| Behind The Store Front
Prepared for the Retail Council of Canada in partnership with Industry Canada By Jacobson Consulting Inc.
The Retail Sector |
One of the principal functions of the retail sector is to provide Canadians with access to the broadest possible palette of goods from all over the world. Increasingly, gains from trade and specialization have lead to greater import penetration in the consumer sector. One of the standard economic concepts is the apparent domestic market. This is essentially an estimate of the total sales or "disappearance" of a particular product or service within the domestic economy. The identity defining the domestic market is shown below.
- Production less exports plus imports = Apparent Domestic Market (ADM)
The estimates of the domestic market for specific industries are development by Statistics Canada and Industry Canada using trade and production data. Production, exports and imports by commodity are classified to the industry generally associated with their production. The domestic market is derived from the identity shown above.9
The next chart (Figure 24) shows the share of imports in the domestic market for the products of specific manufacturing sectors.

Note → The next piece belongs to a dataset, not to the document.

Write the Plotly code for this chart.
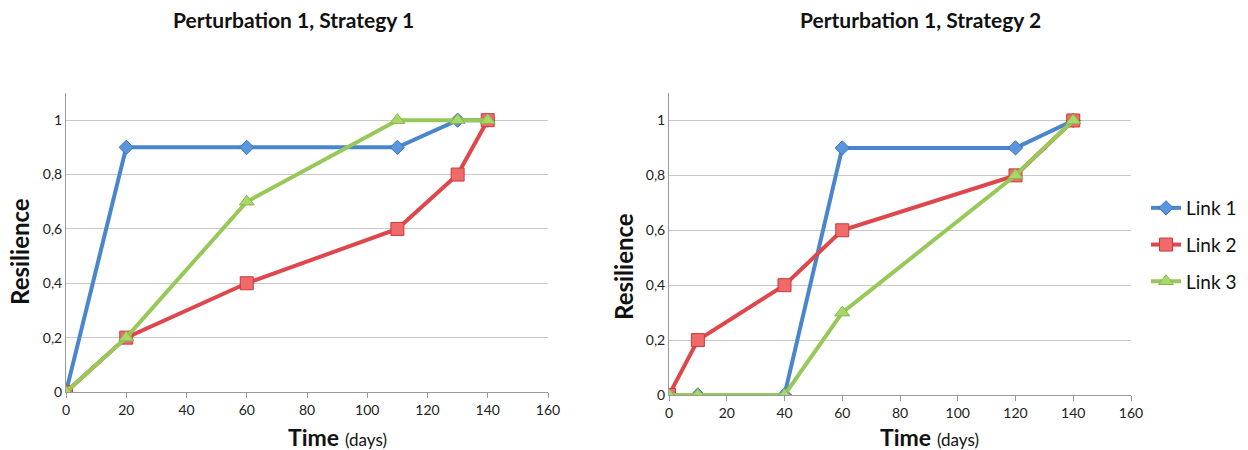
import plotly.graph_objects as go

# Data
x_s1 = [0, 20, 60, 110, 130, 140]
s1_link1 = [0, 0.9, 0.9, 0.9, 1, 1]
s1_link2 = [0, 0.2, 0.4, 0.6, 0.8, 1]
s1_link3 = [0, 0.2, 0.7, 1, 1, 1]

x_s2 = [0, 10, 40, 60, 120, 140]
s2_link1 = [0, 0, 0, 0.9, 0.9, 1]
s2_link2 = [0, 0.2, 0.4, 0.6, 0.8, 1]
s2_link3 = [0, 0, 0, 0.3, 0.8, 1]

names = ["Link 1", "Link 2", "Link 3"]
titles = ["Perturbation 1, Strategy 1", "Perturbation 1, Strategy 2"]

line_colors = ["#4A86CC", "#DE474B", "#98C858"]
marker_fill = ["#5A96DE", "#F06A6A", "#A8D86A"]
marker_edge = ["#3A74B8", "#C83A3E", "#88B848"]
symbols = ["diamond", "square", "triangle-up"]
msizes = [11, 13, 13]

FONT = "Lato"
W, H = 1248, 450

fig = go.Figure()

series = [
    (x_s1, [s1_link1, s1_link2, s1_link3], "x", "y", True),
    (x_s2, [s2_link1, s2_link2, s2_link3], "x2", "y2", False),
]
for xs, ys_list, xa, ya, first in series:
    for i, ys in enumerate(ys_list):
        fig.add_trace(go.Scatter(
            x=xs, y=ys, name=names[i], mode="lines+markers",
            xaxis=xa, yaxis=ya, showlegend=not first, legendgroup="g%d" % i,
            line=dict(color=line_colors[i], width=4),
            marker=dict(symbol=symbols[i], size=msizes[i], color=marker_fill[i],
                        line=dict(color=marker_edge[i], width=1)),
        ))


def px_x(p):
    return p / W


def px_y(p):
    return 1 - p / H


axis_common = dict(
    showline=True, linecolor="#9A9A9A", linewidth=1,
    tickfont=dict(family=FONT, size=14, color="#222"),
    zeroline=False, automargin=False,
)

fig.update_layout(
    width=W, height=H,
    margin=dict(l=0, r=0, t=0, b=0),
    paper_bgcolor="white", plot_bgcolor="white",
    separators=",.",
    font=dict(family=FONT),
    xaxis=dict(domain=[px_x(66), px_x(548)], range=[0, 160], dtick=20,
               anchor="y", showgrid=False, ticks="outside", ticklen=5,
               tickcolor="#9A9A9A", **axis_common),
    yaxis=dict(domain=[px_y(392), px_y(93)], range=[0, 1.1], tickvals=[0, 0.2, 0.4, 0.6, 0.8, 1],
               anchor="x", showgrid=True, gridcolor="#C8C8C8", gridwidth=1,
               ticks="", **axis_common),
    xaxis2=dict(domain=[px_x(669), px_x(1131)], range=[0, 160], dtick=20,
                anchor="y2", showgrid=False, ticks="outside", ticklen=5,
                tickcolor="#9A9A9A", **axis_common),
    yaxis2=dict(domain=[px_y(395), px_y(93)], range=[0, 1.1], tickvals=[0, 0.2, 0.4, 0.6, 0.8, 1],
                anchor="x2", showgrid=True, gridcolor="#C8C8C8", gridwidth=1,
                ticks="", **axis_common),
    legend=dict(x=px_x(1146), y=px_y(245), xanchor="left", yanchor="middle",
                font=dict(family=FONT, size=19, color="#111"),
                tracegroupgap=9, itemwidth=30, bgcolor="rgba(0,0,0,0)"),
)

annotations = []
for cx, txt in [(293, titles[0]), (920, titles[1])]:
    annotations.append(dict(x=px_x(cx), y=px_y(20), xref="paper", yref="paper",
                            xanchor="center", yanchor="middle",
                            text="<b>" + txt + "</b>", showarrow=False,
                            font=dict(family=FONT, size=21, color="#111")))
for cx, cy in [(337, 437), (929, 437)]:
    annotations.append(dict(x=px_x(cx), y=px_y(cy), xref="paper", yref="paper",
                            xanchor="center", yanchor="middle",
                            text="<b>Time</b> <span style='font-size:17px'>(days)</span>",
                            showarrow=False, font=dict(family=FONT, size=23, color="#111")))
for cx, cy in [(19, 252), (623, 267)]:
    annotations.append(dict(x=px_x(cx), y=px_y(cy), xref="paper", yref="paper",
                            xanchor="center", yanchor="middle",
                            text="<b>Resilience</b>", textangle=-90, showarrow=False,
                            font=dict(family=FONT, size=24, color="#111")))
fig.update_layout(annotations=annotations)

fig.write_html("out.html")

The statistical message is that import shares are significant for many sectors that produce goods sold by retailers. This chart highlights the challenges facing retailers in managing a very long supply chain from the local store back to the supplier. Slightly more detail is provided in the statistical appendix. The statistical tables show that in some categories such as home electronics, imported product essentially dominates the market completely.
The next chart (Figure 25) emphasizes the challenges even more by showing the increasing importance of China as a supplier of retail goods. Generally, Chinese suppliers have been assuming an increasing importance in most retail-related market segments. In the selected categories, the Chinese share of imports has increased by 8-10 percentage points over the period from 2000 to 2004.

Additional detail is available in the appendix.
9Necessarily, because of the impact of factors such as alternative sources of production (joint production in other sectors) and inventory movements, the identity is only an estimate. Thus, for very specific sectors, it is possible to develop anomalous estimates of the domestic market such that the import share exceeds 100 per cent.